Por Pablo Díaz, Consultor en marketing político

Eliminar la inflación de manera fácil. Pobreza cero. Lluvia de inversiones. Volver a comer asado. Heladera llena. Terminar con la argentina de los vivos que se zarpan contra la salud de la gente. Gobierno de científicos y no de CEOs, negando la posibilidad que llegue el coronavirus a la Argentina. Los 20 millones de vacunados en diciembre del 2020. Son algunas de las tantas promesas originadas desde lo más alto del poder político argentino en los últimos siete años en pos de ganar el apoyo de la gente.

Nadie puede estar en contra de tan altruistas ideales u objetivos, eso está claro, el problema está en la efectividad de su realización. Ninguno de ellos pudo ser concretado. Y reitero, son solo algunos mínimos ejemplos que rescaté del arcón de las promesas imprudentes de la política a las que podría sumar decenas más con solo repasar los dichos de gobernadores e intendentes en el mismo periodo.

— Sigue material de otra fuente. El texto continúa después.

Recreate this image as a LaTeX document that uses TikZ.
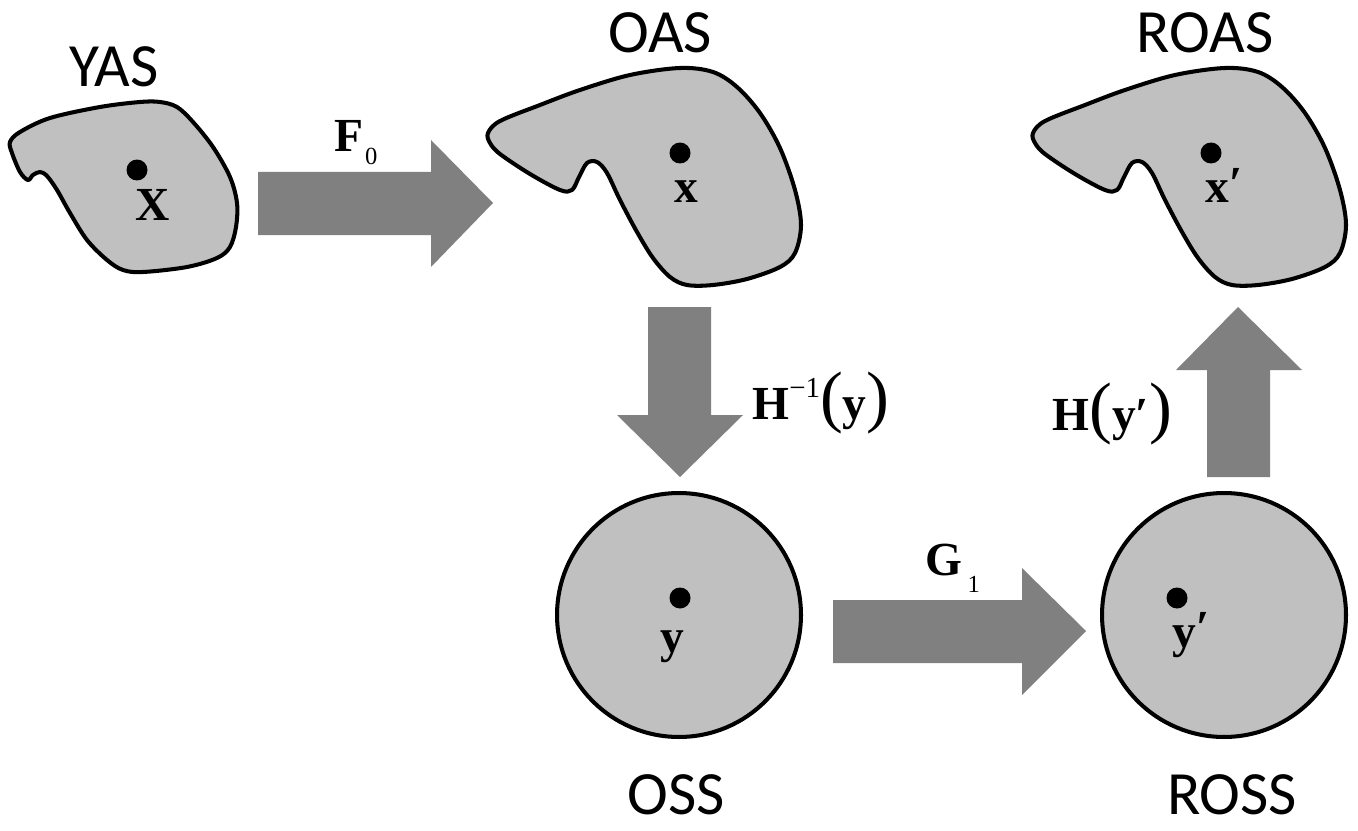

Es sabido que no se ganan elecciones sin conseguir el apoyo popular. De allí que muchos candidatos se embarcan en propuestas y promesas de campaña tan inverosímiles como la de “dinamitar el banco central”, por ejemplo. Esto ya ha sido largamente estudiado en la historia y su conclusión magistralmente planteada en el llamado “Teorema de Baglini” (ex senador nacional de la UCR de los ’80) que sostiene que el grado de responsabilidad de las propuestas de un partido o dirigente político es directamente proporcional a sus posibilidades de acceder al poder.
Pero el apoyo popular se consigue de muchas maneras y no necesariamente con propuestas estrafalarias. De hecho, he asesorado varias campañas electorales donde mis clientes candidatos las ganaron sin decir una sola promesa ¡Ni una sola! Obvio que para lograrlo hay que conocer mucho al electorado y realizar buenos diagnósticos que identifiquen las verdaderas causas del voto. Cosa que la mayoría de los partidos y políticos no hacen, optando por volcarse a la promesa fácil.

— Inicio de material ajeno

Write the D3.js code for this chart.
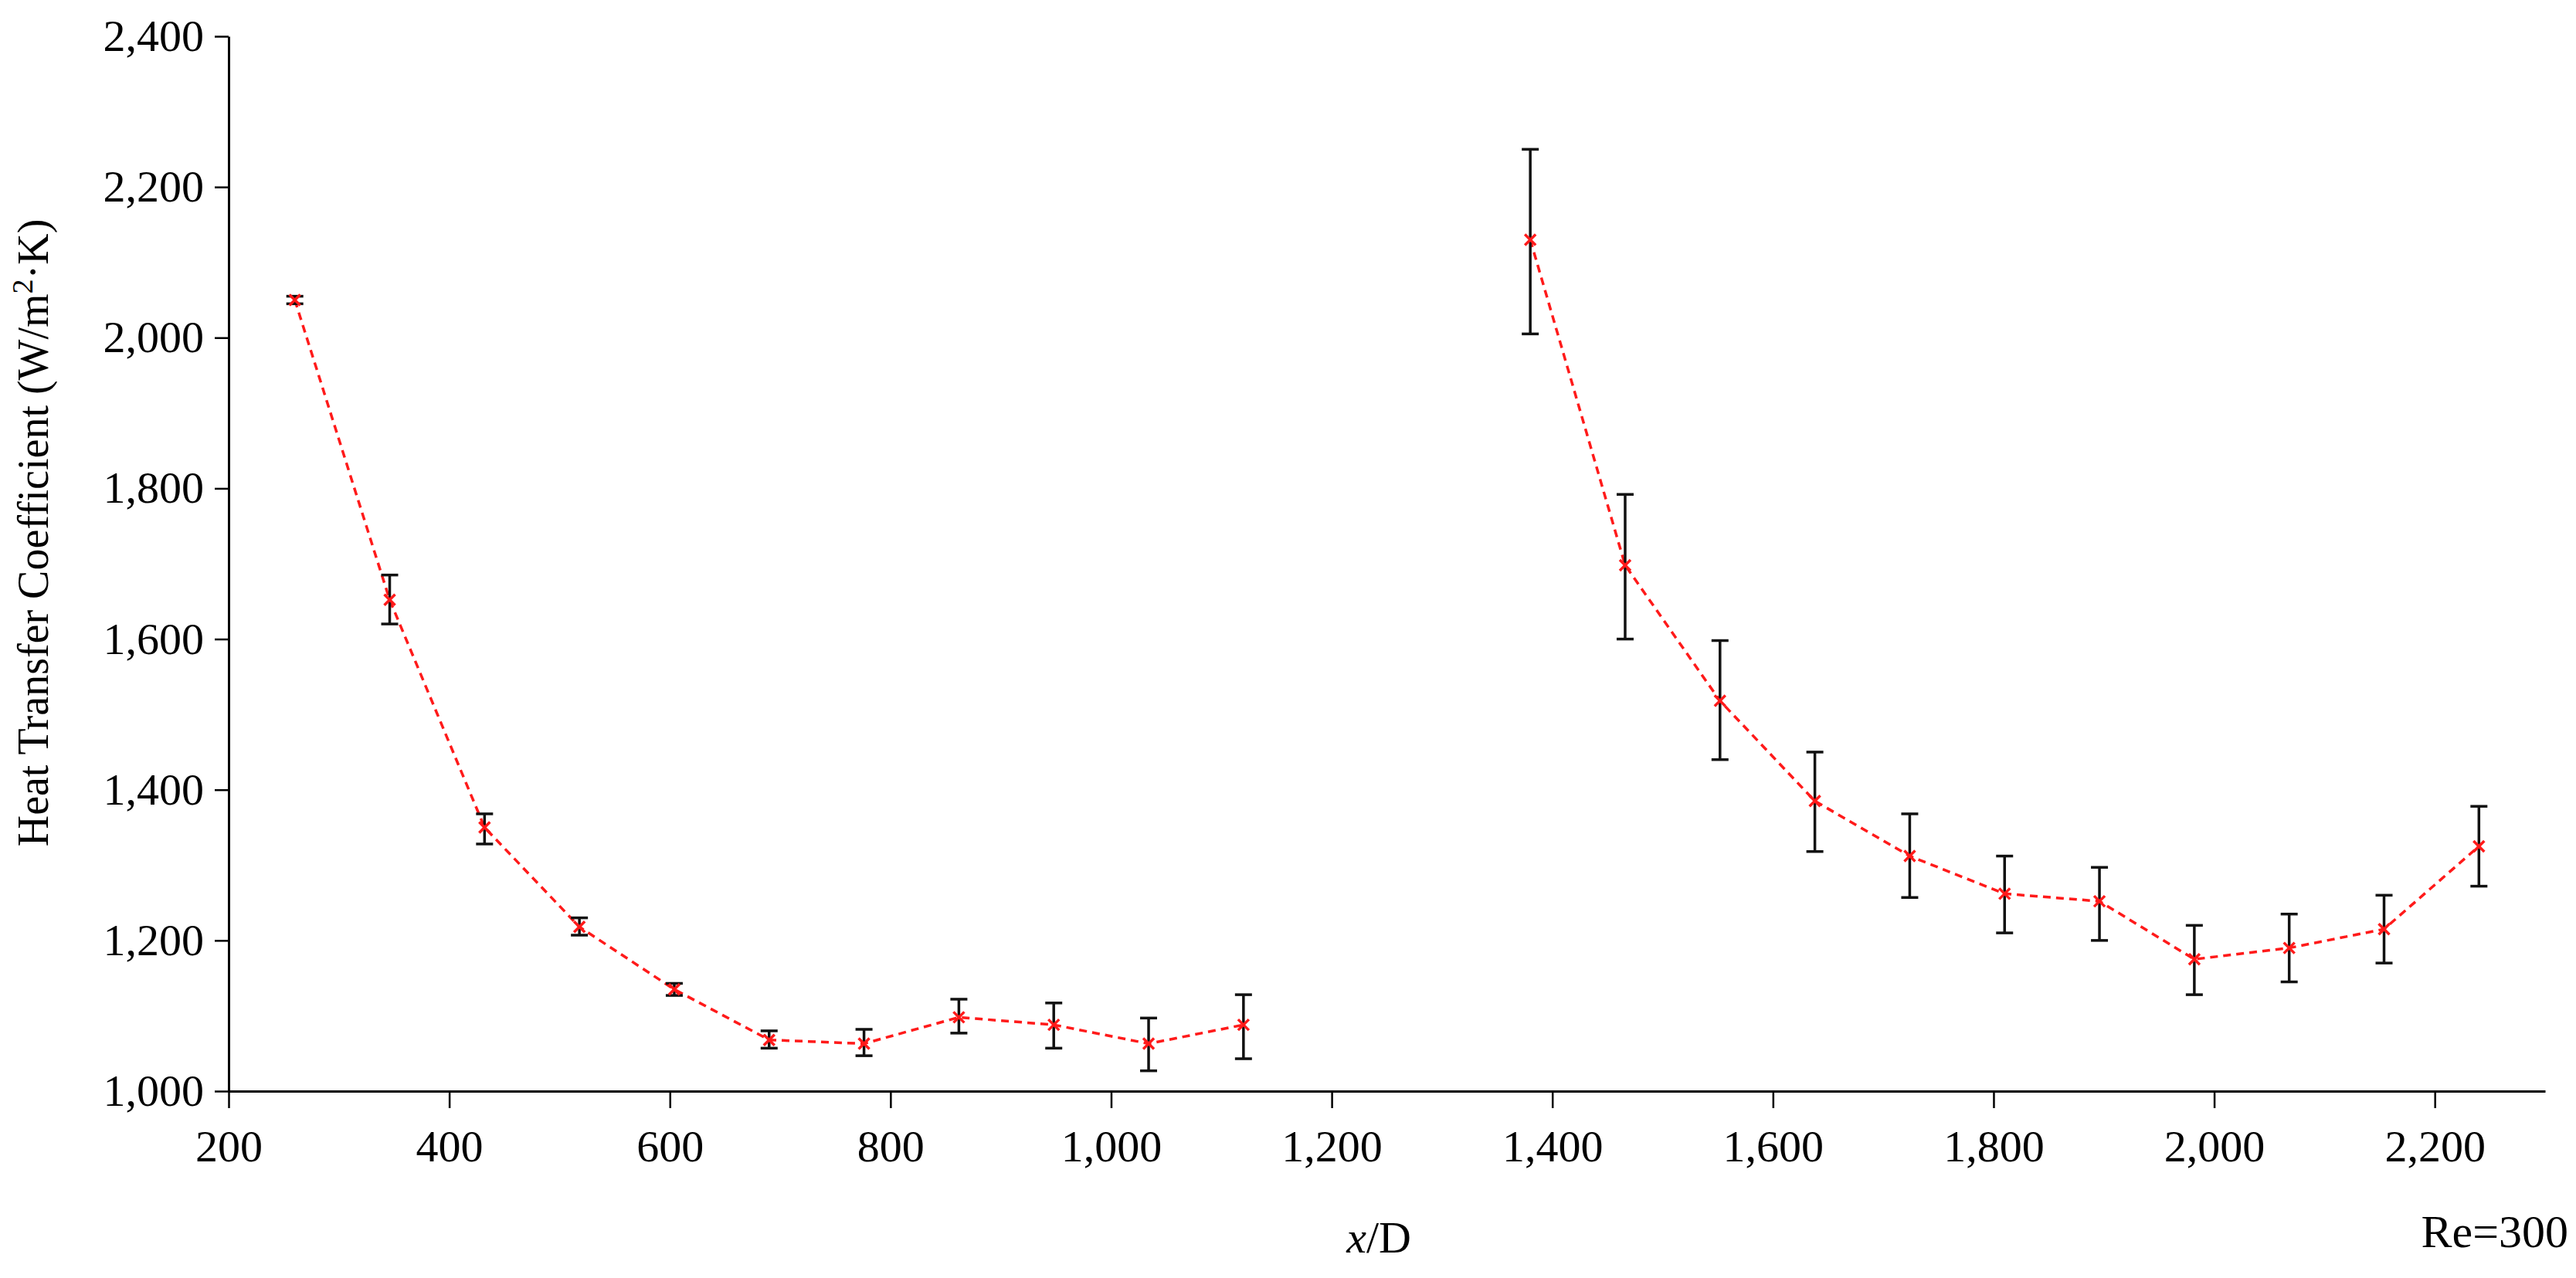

El problema se presenta cuando esos candidatos tienen la suerte de ganar la elección: cumplir sus promesas se transforma en una misión imposible. Y ahí empiezan los relatos que rescatan “las herencias recibidas” y el escudarse tras “los imponderables”. Las excusas típicas que la gente ya conoce y no cree más.

Los gobiernos pueden cometer muchos errores intentando hacer algo que creyeron necesario. Y la gente los entenderá. Ese no es el problema. El problema es cuando se defraudan las expectativas generadas. Cuando la gente se da cuenta que fue engañada y usada por el político o la política a la que le confió su futuro. Ese problema, que no es nuevo, se agrava mucho más en este tiempo de instantaneidad informativa gracias a las conexiones en redes que facilitó la digitalización de las comunicaciones.

Y el problema que tiene la política con las redes sociales no es solo que sus líderes no sepan cómo usarlas para conectar con sus electores y gobernados sino, y fundamentalmente, se centra en las conversaciones de esos electores y gobernados que los interpelan, directamente y en tiempo real, a la par que en forma colectiva van construyendo nuevas agendas políticas muy diferentes a las que proponen las elites de poder.  Allí se gestan los caldos de cultivo que terminan, por ejemplo, en crisis populares como las de Chile y Ecuador de 2019 y Colombia de este año. Crisis de representación política que el resto del continente americano no está exenta de sufrir.

En Argentina por caso, hoy no existe encuestadora que no haya medido este fenómeno y que registre en altos valores negativos la valoración de los líderes y del sistema de poder vigente.
Son contados con los dedos de una mano los líderes políticos cuya imagen positiva supere la negativa, incrementando a valores más que preocupantes el descreimiento de los electores y ciudadanos con todo el sistema institucional (político, judicial, empresarial, gremial, etc.). Aquel viejo axioma que reza sobre la necesidad de “gobernar para las próximas generaciones y no para las próximas elecciones”, adquiere así una urgencia vital para la salud de nuestra democracia.